The Making of a Border Partner

Sherry Reynolds (left) digs into the compost production. She “digs” Border Partners.

by Sherry Reynolds, Border Partners Board Member

I’m a wanderer. I wandered the southwest for years after my retirement, volunteering at federal and state recreation lands and a few NGOs. There was too much to see and to experience ever to repeat a volunteer gig. And I never did.

Until Border Partners.

The idea of having nothing to do was an anathema to me. So, when a government-shutdown made my upcoming assignment at a National Wildlife Refuge iffy, a friend told me about Border Partners.
Location: Great; I already was in southern NM.
Work: Many and varied projects; surely there’d be something I could do.
People: Friends of my friend, so probably ok.
And, heck, I needed to fill a couple of months, not make a lifetime commitment.

That was going-on 4 years ago, and I keep repeating and repeating and repeating the gig! (Were it not for my summer travels, I might have to stop characterizing myself as a wanderer.)

So, what could propel an inveterate wanderer off the road? To make a long-term commitment to a single organization? Border Partners: it could and it did—because it’s different:

  • No lip-service: when they say they want the projects to be sustainable, when they say border residents are capable of improving their own communities, they mean it and work to make it so.
  • No patriarchy: the word empowerment is front and center in their overarching goal to empower residents of border communities.
  • No complacency: lots of pride in the work that is done, but no smugness, no resting on laurels.

Today I am as excited about what Border Partners is doing as I was when I first met the members of their community on both sides of the border and learned of their myriad projects. My secret passion is the greenhouses where, in an area that has been called a “vegetable desert,” vegetables are grown in community-, school- and home-greenhouses; used in hot meals prepared for isolated seniors, used by schools for making lunches, and used in homes to provide healthful meals for families. It’s classic Border Partners: working on long-term and sustainable ways to improve eating habits and encouraging the consumption of fruits and vegetables, and changing an area that was a “vegetable desert” into an area of many vegetable gardeners and cooks.

While greenhouses are my secret passion, they link to and complement other Border Partner projects.
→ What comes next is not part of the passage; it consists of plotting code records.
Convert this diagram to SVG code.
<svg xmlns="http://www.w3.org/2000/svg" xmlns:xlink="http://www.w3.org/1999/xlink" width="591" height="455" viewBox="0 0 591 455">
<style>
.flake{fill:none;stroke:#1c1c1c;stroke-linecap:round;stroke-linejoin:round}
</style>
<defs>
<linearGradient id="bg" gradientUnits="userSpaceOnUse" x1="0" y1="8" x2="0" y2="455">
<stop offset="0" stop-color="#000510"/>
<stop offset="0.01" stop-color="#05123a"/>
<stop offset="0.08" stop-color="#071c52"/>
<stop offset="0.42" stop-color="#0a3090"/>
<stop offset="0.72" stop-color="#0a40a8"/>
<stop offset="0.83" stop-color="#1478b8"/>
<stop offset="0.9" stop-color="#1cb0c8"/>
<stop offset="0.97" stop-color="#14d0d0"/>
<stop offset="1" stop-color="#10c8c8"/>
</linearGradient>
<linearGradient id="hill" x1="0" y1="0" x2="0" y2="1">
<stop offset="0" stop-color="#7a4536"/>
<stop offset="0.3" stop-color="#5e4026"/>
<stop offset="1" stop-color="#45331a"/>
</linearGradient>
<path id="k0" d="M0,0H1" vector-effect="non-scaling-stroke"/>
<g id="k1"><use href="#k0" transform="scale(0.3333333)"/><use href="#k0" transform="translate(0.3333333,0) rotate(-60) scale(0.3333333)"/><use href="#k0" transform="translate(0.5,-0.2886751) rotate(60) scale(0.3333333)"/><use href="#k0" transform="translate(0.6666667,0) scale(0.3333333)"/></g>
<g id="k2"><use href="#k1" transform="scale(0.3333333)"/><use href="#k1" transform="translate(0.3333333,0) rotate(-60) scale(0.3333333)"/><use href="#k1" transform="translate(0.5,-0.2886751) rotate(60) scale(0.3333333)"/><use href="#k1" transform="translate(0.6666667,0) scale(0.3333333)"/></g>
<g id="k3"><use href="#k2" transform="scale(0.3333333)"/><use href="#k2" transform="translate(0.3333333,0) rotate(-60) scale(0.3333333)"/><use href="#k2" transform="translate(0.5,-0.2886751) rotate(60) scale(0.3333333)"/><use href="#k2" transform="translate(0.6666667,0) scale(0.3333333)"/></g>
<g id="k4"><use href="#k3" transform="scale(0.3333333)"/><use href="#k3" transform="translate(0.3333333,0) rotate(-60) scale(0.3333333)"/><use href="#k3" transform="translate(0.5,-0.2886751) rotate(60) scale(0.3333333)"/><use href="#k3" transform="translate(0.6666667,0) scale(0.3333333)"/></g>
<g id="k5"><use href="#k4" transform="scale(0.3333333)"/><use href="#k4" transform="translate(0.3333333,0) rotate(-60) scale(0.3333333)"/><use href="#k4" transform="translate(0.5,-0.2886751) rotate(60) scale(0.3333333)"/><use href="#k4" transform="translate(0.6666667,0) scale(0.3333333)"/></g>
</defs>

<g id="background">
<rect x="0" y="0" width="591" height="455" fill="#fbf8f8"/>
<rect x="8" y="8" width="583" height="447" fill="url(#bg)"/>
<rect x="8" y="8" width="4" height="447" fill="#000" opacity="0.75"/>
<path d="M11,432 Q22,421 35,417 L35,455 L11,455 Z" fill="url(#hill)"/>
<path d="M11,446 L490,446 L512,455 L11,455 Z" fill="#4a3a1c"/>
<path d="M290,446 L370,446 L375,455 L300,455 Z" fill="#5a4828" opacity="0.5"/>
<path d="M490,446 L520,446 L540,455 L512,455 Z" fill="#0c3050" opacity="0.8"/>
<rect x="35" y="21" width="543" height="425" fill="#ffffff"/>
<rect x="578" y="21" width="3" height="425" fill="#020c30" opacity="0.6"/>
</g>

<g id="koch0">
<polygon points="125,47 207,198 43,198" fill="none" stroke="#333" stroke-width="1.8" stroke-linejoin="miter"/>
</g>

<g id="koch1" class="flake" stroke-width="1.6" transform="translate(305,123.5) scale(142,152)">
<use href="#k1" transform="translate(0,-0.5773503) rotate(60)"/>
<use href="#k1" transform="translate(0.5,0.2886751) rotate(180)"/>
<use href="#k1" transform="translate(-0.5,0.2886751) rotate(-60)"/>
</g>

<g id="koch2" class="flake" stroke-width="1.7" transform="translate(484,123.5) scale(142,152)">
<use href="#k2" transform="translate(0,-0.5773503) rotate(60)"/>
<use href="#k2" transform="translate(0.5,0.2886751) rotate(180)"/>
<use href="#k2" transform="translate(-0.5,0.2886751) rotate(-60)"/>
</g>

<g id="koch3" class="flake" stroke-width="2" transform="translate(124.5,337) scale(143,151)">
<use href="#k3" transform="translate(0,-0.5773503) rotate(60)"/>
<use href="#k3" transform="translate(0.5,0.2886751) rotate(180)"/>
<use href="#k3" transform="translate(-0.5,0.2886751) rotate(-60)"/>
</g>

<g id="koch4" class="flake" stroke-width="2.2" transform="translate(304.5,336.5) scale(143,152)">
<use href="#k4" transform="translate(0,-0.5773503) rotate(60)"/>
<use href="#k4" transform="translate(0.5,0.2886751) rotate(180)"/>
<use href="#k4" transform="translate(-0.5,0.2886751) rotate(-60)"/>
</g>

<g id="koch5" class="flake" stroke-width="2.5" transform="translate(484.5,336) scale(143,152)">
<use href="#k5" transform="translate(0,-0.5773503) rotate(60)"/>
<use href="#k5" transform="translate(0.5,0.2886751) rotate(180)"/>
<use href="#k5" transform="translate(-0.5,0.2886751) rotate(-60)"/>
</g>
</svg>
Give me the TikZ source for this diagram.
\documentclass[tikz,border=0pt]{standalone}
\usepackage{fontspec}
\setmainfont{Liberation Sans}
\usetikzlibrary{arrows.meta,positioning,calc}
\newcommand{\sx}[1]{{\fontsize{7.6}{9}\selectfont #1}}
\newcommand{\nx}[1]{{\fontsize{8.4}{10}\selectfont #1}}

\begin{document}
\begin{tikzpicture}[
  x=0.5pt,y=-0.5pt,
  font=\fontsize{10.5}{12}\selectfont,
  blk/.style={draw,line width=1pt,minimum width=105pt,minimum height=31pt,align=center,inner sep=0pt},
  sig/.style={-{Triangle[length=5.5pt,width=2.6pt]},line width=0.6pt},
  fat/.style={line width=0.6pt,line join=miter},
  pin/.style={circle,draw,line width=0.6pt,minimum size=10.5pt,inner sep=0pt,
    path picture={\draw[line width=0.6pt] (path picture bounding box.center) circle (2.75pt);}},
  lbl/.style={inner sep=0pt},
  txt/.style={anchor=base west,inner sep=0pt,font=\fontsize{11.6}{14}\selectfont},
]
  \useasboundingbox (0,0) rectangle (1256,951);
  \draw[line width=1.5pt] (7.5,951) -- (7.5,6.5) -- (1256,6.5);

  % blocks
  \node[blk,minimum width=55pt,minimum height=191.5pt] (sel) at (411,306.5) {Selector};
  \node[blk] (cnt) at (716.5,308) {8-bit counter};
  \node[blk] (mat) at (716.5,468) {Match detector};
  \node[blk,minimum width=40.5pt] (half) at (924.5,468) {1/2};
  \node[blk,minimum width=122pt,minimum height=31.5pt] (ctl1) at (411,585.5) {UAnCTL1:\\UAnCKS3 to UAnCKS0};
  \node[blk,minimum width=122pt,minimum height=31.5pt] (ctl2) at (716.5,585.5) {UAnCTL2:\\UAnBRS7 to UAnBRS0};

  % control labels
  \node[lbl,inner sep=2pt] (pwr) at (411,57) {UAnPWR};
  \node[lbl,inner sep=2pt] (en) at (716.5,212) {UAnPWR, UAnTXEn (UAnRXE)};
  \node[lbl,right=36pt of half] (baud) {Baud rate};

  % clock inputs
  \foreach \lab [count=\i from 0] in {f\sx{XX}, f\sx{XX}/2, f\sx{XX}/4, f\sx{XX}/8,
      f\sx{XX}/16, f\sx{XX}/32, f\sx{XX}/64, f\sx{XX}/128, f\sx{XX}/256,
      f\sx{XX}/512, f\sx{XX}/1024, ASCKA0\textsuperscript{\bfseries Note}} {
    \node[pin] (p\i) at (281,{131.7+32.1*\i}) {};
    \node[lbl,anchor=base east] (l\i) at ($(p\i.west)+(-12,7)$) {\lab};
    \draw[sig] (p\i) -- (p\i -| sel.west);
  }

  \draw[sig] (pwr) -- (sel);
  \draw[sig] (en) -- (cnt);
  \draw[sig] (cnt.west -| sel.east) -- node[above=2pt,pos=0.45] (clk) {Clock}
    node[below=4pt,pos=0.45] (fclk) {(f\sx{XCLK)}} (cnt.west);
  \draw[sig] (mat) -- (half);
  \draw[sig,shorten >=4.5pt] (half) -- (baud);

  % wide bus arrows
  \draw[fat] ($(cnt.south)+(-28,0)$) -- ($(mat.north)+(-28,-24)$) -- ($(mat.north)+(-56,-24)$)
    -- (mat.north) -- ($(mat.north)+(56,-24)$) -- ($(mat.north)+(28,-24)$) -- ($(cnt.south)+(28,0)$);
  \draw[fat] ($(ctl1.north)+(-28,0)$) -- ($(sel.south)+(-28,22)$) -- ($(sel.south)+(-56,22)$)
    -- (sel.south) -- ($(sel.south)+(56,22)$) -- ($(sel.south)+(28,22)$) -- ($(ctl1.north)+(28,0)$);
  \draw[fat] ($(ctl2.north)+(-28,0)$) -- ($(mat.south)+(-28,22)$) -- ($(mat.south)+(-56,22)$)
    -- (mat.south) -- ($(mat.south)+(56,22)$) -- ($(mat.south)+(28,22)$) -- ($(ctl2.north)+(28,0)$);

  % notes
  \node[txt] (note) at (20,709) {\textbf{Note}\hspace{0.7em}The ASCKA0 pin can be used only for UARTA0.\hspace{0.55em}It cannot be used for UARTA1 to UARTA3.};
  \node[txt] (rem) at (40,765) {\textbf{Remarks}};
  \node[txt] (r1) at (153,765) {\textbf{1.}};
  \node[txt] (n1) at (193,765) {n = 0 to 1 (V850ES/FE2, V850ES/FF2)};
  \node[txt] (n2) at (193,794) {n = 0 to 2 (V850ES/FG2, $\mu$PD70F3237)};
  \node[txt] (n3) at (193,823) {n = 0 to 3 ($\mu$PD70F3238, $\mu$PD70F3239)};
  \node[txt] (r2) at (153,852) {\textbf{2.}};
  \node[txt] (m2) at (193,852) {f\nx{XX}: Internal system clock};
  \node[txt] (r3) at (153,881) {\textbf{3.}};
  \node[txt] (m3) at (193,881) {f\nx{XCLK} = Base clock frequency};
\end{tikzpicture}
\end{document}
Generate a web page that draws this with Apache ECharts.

The vegetables improve nutrition and when coupled with Border Partners programs to augment the area’s recreation facilities and exercise classes, overall health improvements result. Link again to mental health workshops and to classes for expectant and new mothers. And link yet again to blood pressure and glucose checks. The linkages go on and on as is necessary to improve overall general health and quality of life in the borderland.

Border Partners does so much, and has no shortage of ideas to do so much more. But funding can be a challenge. That is why, beyond the commitment of volunteer time, I have made Border Partners the primary recipient of my charitable donations.

Given all that Border Partners does, how could I not become a Border Partner?